Glazer is primarily a commercials and music-video director, and that is more apparent in Under the Skin than either of his previous features. This is why I mention the importance of sustaining long-form narrative; it’s actually not easy for commercial directors to do unless they are following a strict blueprint script laid out for them by the studio on some colossus of a production, in which case they are really supervising directors, not the true creators of the project. Films like Glazer’s are works of passion, hard to finance even with Scarlett Johansson attached and full-frontal nude for many minutes on end. (If this film makes any money, it will be because of that.) Where it is apparent that he is a commercials/music-video director is in his willingness to experiment, to push the limits in ways that most of us simply aren’t allowed if we are expected to appeal to as broad an audience as possible, make money on the picture, and therefore be allowed to make the next.

Have I used the word ‘ballsy,’ yet?

I’m going to be a cynical indie-film insider and say there is a mercenary reason for why Glazer has chosen to go so abstract with what was already a cult book with a singular prose style and darkly humorous story. Commercials directors are the highest earning in filmed content, by far. The bigger ones at the height of their run often take a huge loss making a feature even for the studios. But that run is limited; the advertising world is fickler than fashion. If you want to keep booking the Sony spots — especially for Europe, where there is much more demand for high-concept creativity — then you’d better stay on the cutting edge. Advertising people love the snob appeal of features directors, especially daring auteurs. I’ll bet a lot more boards will be coming this director’s way now.

UNder the Skin

Glazer has brought both Stanley Kubrick and Nicholas Roeg into the discussion, choices that are interesting but obvious when you consider the text. No matter how much he liked to fuck around with modern classics — people were outraged at the liberties taken in The Shining, forget A Clockwork Orange — I doubt Kubrick would have abstracted this book to the extent Glazer has.

I find that stylistically Under the Skin bows to Kubrick, but essentially it is more Roeg’s The Man Who Fell to Earth, starring David Bowie as the observational alien.
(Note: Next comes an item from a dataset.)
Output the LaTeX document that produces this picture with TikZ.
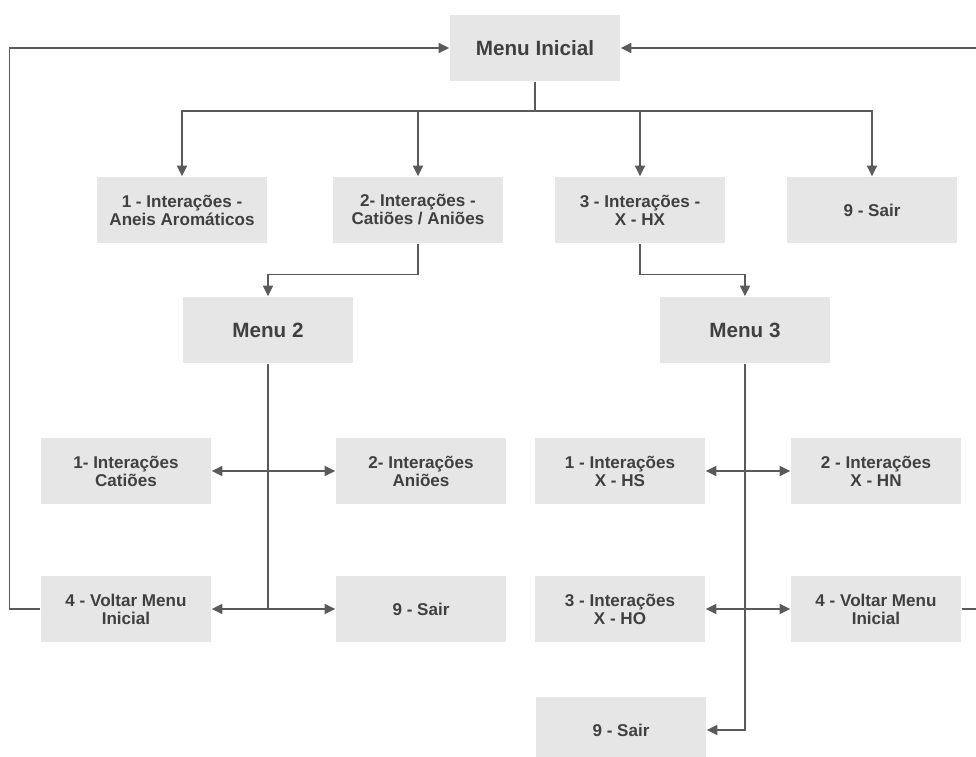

I’m not as big a fan of Roeg’s work as others from my generation who grew up with it, but I do like him very much as a person. I’ve only met him a few times. The first was on the set of Track 29. He and his wife, Theresa Russell, who was starring in the film opposite Gary Oldman, were drunk in the middle of the afternoon in her dressing room. They were laughing so hard it’s fair to say they were falling on the floor. When asked why such mirth, Roeg replied, “Because we have no fucking clue what we’re doing on this film!”

That is what I admire about where Glazer has gone with his abstraction. Despite what some non-filmmaker reviewers have said, he didn’t “give up trying to find a cohesive story.” For all of my years writing scripts, I could not create a piece that begins as a fine-art video installation that you are convinced will never have any meaning and ends up coalescing into perfect sense by the end. Glazer fragments the hyper-minimalist narrative — only the absolute essentials are included — then slowly lets it congeal and take form. Unlike ninety-nine percent of films made, he isn’t channeling the viewer along a traditional plot path, but letting the pieces fall into place in a recognizable pattern, teasing our cognitive process. That requires intense skill and experience, and is a major part of the genius of Under the Skin.

To achieve this, Glazer had to go where Roeg went in that dressing room, to a place where he didn’t know what the fuck he was doing, where he let go of the narrative, shattered it. He let it reform in editorial. He spent a great deal of time and thought on this, which is why it took so long to make. Those reviewers who have clearly never experienced this process should trust me when I say that making superior experimental narrative that works — and this works — is far more difficult than telling “a cohesive story.” I’d be terrified to attempt it, although I am tempted whenever I see pieces of cinema like this.

Bill Henson Under the Skin

The original book cover next to a road image by Bill Henson

As my own cognition took shape and the recognition that I’d read the book dawned on me midway through — I don’t read anything about a film I review before I see it — it was actually a visual mnemonic that triggered recognition. I had seen this book before, not just read it. What is seems Glazer has done is to take his cue from the original paperback cover, the one I read, which is no longer in circulation. From the opening images of rural Scotland at dawn — the winding road a glimmering water moccasin stretched over weary hills — I said to myself, “The bastard’s doing Bill Henson.” That was infuriating because fine-art photographer Henson is a major visual inspiration for me; I use his work often in film treatments, and light shots that way whenever possible — HD is passionately in love with Henson’s brand of diffused lighting, you’re feeding right into the format’s strength. It was the repeated use of this visual together with the realization Johansson had to be an alien that made me realize I’d read the book. (It’s one of my favorite books, up there with Cloud Atlas. It’s a testament to my spaciness that I didn’t immediately recognize the title.) Bill Viola and a few other recognizable fine artists who work in video are also clear inspirations, for both visuals and the extraordinary sound design.

I am rarely tempted by any film to both see it and read the book it’s adapted from again, but that’s the impact of what Glazer has created, of the glorious outrageousness of his abstraction. It’s a standard adage in filmmaking that “the film is not the book,” but Under the Skin takes it to a whole other level of not-book-ness. I have been scouring the ‘Net to find out what Faber thinks of what Glazer has done to his work. I can find nothing. But Faber seems like a fairly out-there guy. My guess is he was probably taken aback after seeing it, perhaps even appalled, but then settled into acknowledging the film for what it is: genius.